海辺にただようエトセトラ

音楽や映画、本の感想をつらつらと。

哀れなるものたち/Poor Things(2023年,ヨルゴス・ランティモス監督)

女王陛下のお気に入り」のヨルゴス・ランティモス監督とエマ・ストーンが再びタッグを組み、スコットランドの作家アラスター・グレイの同名ゴシック小説を映画化。2023年・第80回ベネチア国際映画祭コンペティション部門で最高賞の金獅子賞を受賞し、第96回アカデミー賞では作品賞、監督賞、主演女優賞、助演男優賞、脚色賞ほか計11部門にノミネートされた。

不幸な若い女性ベラは自ら命を絶つが、風変わりな天才外科医ゴッドウィン・バクスターによって自らの胎児の脳を移植され、奇跡的に蘇生する。
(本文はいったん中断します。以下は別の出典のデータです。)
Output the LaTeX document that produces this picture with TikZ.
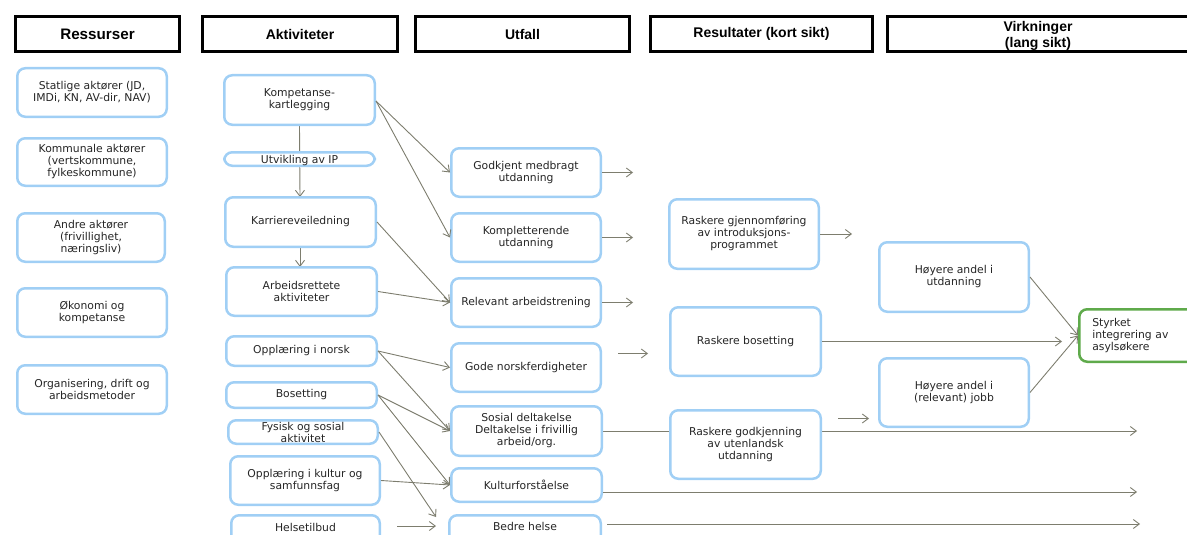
\documentclass[tikz,border=0pt]{standalone}
\usepackage{fontspec}
\usetikzlibrary{arrows.meta,calc}
\newfontfamily\bodyf{DejaVu Sans}
\newfontfamily\hdrf{Liberation Sans}
\definecolor{boxblue}{RGB}{160,207,245}
\definecolor{linecol}{RGB}{125,125,110}
\definecolor{boxgreen}{RGB}{95,170,75}
\tikzset{
  hdr/.style={draw=black, line width=2.4pt, fill=white, inner sep=0pt, align=center,
    font={\hdrf\bfseries\fontsize{14}{16}\selectfont}},
  bx/.style={draw=boxblue, line width=2.5pt, rounded corners=8pt, fill=white, align=center,
    inner xsep=2pt, inner ysep=1pt, text=black!85,
    font={\bodyf\fontsize{10.8}{12}\selectfont}},
  gbx/.style={bx, draw=boxgreen, align=left},
  con/.style={draw=linecol, line width=0.9pt},
  arr/.style={con, -{Straight Barb[length=6pt,width=9pt]}},
}
\begin{document}
\begin{tikzpicture}[x=1pt,y=-1pt]
\useasboundingbox (0,0) rectangle (1187,535);
\clip (0,0) rectangle (1187,535);
% headers
\node[hdr, minimum width=164, minimum height=35, font={\hdrf\bfseries\fontsize{15.2}{17}\selectfont}] (hres) at (97.5,34) {Ressurser};
\node[hdr, minimum width=195, minimum height=35] (hakt) at (300,34) {Aktiviteter};
\node[hdr, minimum width=214, minimum height=35] (hutf) at (522.5,34) {Utfall};
\node[hdr, minimum width=222, minimum height=35] (hrsl) at (761.5,34) {Resultater (kort sikt)};
\node[hdr, minimum width=301, minimum height=35] (hvir) at (1038,34) {\raisebox{-2pt}[\height][\depth]{Virkninger}\\\raisebox{-2pt}[\height][\depth]{(lang sikt)}};
% Ressurser
\node[bx, minimum width=149.5, minimum height=48.5] (stat) at (92,92.5) {Statlige aktører (JD,\\IMDi, KN, AV-dir, NAV)};
\node[bx, minimum width=149.5, minimum height=47.5] (komm) at (92,162) {Kommunale aktører\\(vertskommune,\\fylkeskommune)};
\node[bx, minimum width=147.5, minimum height=48.5] (andre) at (91,237.5) {Andre aktører\\(frivillighet,\\næringsliv)};
\node[bx, minimum width=149.5, minimum height=48.5] (okon) at (92,312.5) {Økonomi og\\kompetanse};
\node[bx, minimum width=149.5, minimum height=48.5] (org) at (92,389.5) {Organisering, drift og\\arbeidsmetoder};
% connectors behind boxes
\coordinate (kompS) at (299.5,126);
\coordinate (karrS) at (300,248);
\draw[arr] (kompS) -- (300,197);
\draw[arr] (karrS) -- (300,267);
% Aktiviteter
\node[bx, minimum width=150.5, minimum height=49.5] (komp) at (299.5,100) {Kompetanse-\\kartlegging};
\node[bx, minimum width=150.5, minimum height=13.5, inner ysep=0pt, text height=9pt, text depth=0pt] (ip) at (299.5,159) {Utvikling av IP};
\node[bx, minimum width=150.5, minimum height=49.5] (karr) at (300.5,222) {Karriereveiledning};
\node[bx, minimum width=150.5, minimum height=48.5] (arb) at (301.5,291.5) {Arbeidsrettete\\aktiviteter};
\node[bx, minimum width=150.5, minimum height=29.5] (norsk) at (301.5,351) {Opplæring i norsk};
\node[bx, minimum width=150.5, minimum height=25.5] (bos) at (301.5,395) {Bosetting};
\node[bx, minimum width=149.5, minimum height=23.5, inner ysep=0pt] (fys) at (303,432) {Fysisk og sosial\\aktivitet};
\node[bx, minimum width=149.5, minimum height=48.5] (kult) at (305,480.5) {Opplæring i kultur og\\samfunnsfag};
\node[bx, anchor=north, minimum width=148.5, inner ysep=0pt, text height=16pt, text depth=14pt] (helse) at (305.5,514) {Helsetilbud};
% long line behind result box
\coordinate (sosE) at (603,431);
\draw[arr] (sosE) -- (1137,431);
% Utfall
\node[bx, minimum width=149.5, minimum height=48.5] (godk) at (526,172.5) {Godkjent medbragt\\utdanning};
\node[bx, minimum width=149.5, minimum height=48.5] (kompl) at (526,237.5) {Kompletterende\\utdanning};
\node[bx, minimum width=149.5, minimum height=48.5] (relev) at (526,302.5) {Relevant arbeidstrening};
\node[bx, minimum width=149.5, minimum height=48.5] (gode) at (526,367.5) {Gode norskferdigheter};
\node[bx, minimum width=150.5, minimum height=49.5] (sosial) at (526.5,431) {Sosial deltakelse\\Deltakelse i frivillig\\arbeid/org.};
\node[bx, minimum width=150.5, minimum height=33.5] (kulturf) at (526.5,485) {Kulturforståelse};
\node[bx, anchor=north, minimum width=151.5, inner ysep=0pt, text height=15pt, text depth=15pt] (bedre) at (525,514) {Bedre helse};
% Resultater
\node[bx, minimum width=149.5, minimum height=69.5] (gjen) at (744,234) {Raskere gjennomføring\\av introduksjons-\\programmet};
\node[bx, minimum width=150.5, minimum height=68.5] (rbos) at (745.5,341.5) {Raskere bosetting};
\node[bx, minimum width=150.5, minimum height=68.5] (rgod) at (745.5,444.5) {Raskere godkjenning\\av utenlandsk\\utdanning};
% Virkninger
\node[bx, minimum width=149.5, minimum height=69.5] (hutd) at (954,277) {Høyere andel i\\utdanning};
\node[bx, minimum width=149.5, minimum height=68.5] (hjob) at (954,392.5) {Høyere andel i\\(relevant) jobb};
\node[gbx, anchor=west, text width=95pt, inner xsep=13pt, minimum height=52.5] (styrk) at (1078,335.5) {Styrket\\integrering av\\asylsøkere};
% connectors Aktiviteter -> Utfall
\draw[arr] ($(komp.east)+(0,1)$) -- (godk.west);
\draw[arr] ($(komp.east)+(0,1)$) -- (kompl.west);
\draw[arr] (karr.east) -- (relev.west);
\draw[arr] (arb.east) -- (relev.west);
\draw[arr] (norsk.east) -- (gode.west);
\draw[arr] (norsk.east) -- (sosial.west);
\draw[arr] (bos.east) -- (sosial.west);
\draw[arr] (bos.east) -- (kulturf.west);
\draw[arr] (fys.east) -- ($(bedre.north west)+(-12,3)$);
\draw[arr] (kult.east) -- (kulturf.west);
\draw[arr] ($(helse.north east)+(16,12)$) -- ($(bedre.north west)+(-12,12)$);
% Utfall -> onwards
\draw[arr] (godk.east) -- ++(31,0);
\draw[arr] (kompl.east) -- ++(31,0);
\draw[arr] (relev.east) -- ++(31,0);
\draw[arr] ($(gode.east)+(16,-14)$) -- ($(rbos.west)+(-21,12)$);
\draw[arr] ($(kulturf.east)+(0,7)$) -- ++(534,0);
\draw[arr] ($(bedre.north east)+(5,10)$) -- ++(533,0);
% Resultater -> onwards
\draw[arr] (gjen.east) -- ++(32,0);
\draw[arr] (rbos.east) -- ++(240,0);
\draw[arr] ($(rgod.east)+(16,-26)$) -- ++(31,0);
\draw[arr] (hutd.east) -- (styrk.west);
\draw[arr] (hjob.east) -- (styrk.west);
\end{tikzpicture}
\end{document}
「世界を自分の目で見たい」という強い欲望にかられた彼女は、放蕩者の弁護士ダンカンに誘われて大陸横断の旅に出る。大人の体を持ちながら新生児の目線で世界を見つめるベラは時代の偏見から解放され、平等や自由を知り、驚くべき成長を遂げていく。

プロデューサーも務めるストーンが純粋無垢で自由奔放な主人公ベラを熱演し、天才外科医ゴッドウィンをウィレム・デフォー、弁護士ダンカンをマーク・ラファロが演じる。「女王陛下のお気に入り」「クルエラ」のトニー・マクナマラが脚本を担当。(https://eiga.com/movie/99481/より)

9.8/10.0

毎年2月頃は、年末〜年始のお正月やファミリーをターゲットにした映画も落ち着くいて、アカデミー賞関連作品が上映される。

本作もその一作に数えられる作品だが、エマ・ストーンのアカデミー主演女優賞は確実ではないかと思わせる演技だったし、今年の上映作品でもおそらくトップに居続ける強度を備えた作品だと感じた。

鬼才ヨルゴス・ランティモスの監督最新作ということもあり、一筋縄ではいかない世界観は予告からバシバシと伝わるので、本作を遠ざけてしまう人もいるかもしれないが、誠実なフェミニズム映画として観ることのできる傑作だ。

「赤ん坊の脳みそを移植された成人女性」である主人公のベラは、はじめは無邪気に世界を堪能するものの旅を重ねていく中で、男尊女卑や資本主義的な搾取など「世界の歪さ」に敏感に気付いていく。
フラットな視点で社会を切り取っていく様は見事で、赤ん坊から成人女性までの「内面の成長過程」を説得力ある演技で演じ切ったエマ・ストーンにとにかく圧倒された。

寓話的な世界を構築するための美術や音楽も、この映画を構成する大切なピースである。
エマ・ストーンの魅力を最大限に引き出す衣装の数々や、ジャースキン・フェンドリクスの奏でるインディーロック〜ドリームポップをルーツに感じさせる音楽は、現実離れしているこの世界にこそしっくり馴染む。

とにかく2時間半のどこを切り取っても斬新で美しい映像が流れていく。
予告編で敬遠した人ほどぜひ観てもらいたい一本だ。*1

www.youtube.com

*1:しかし「サーチライトピクチャーズ」制作とはいえ、ディスニーがこれだけ尖った作品の配給元になるとは……エマ・ストーンの力恐るべしといったところか。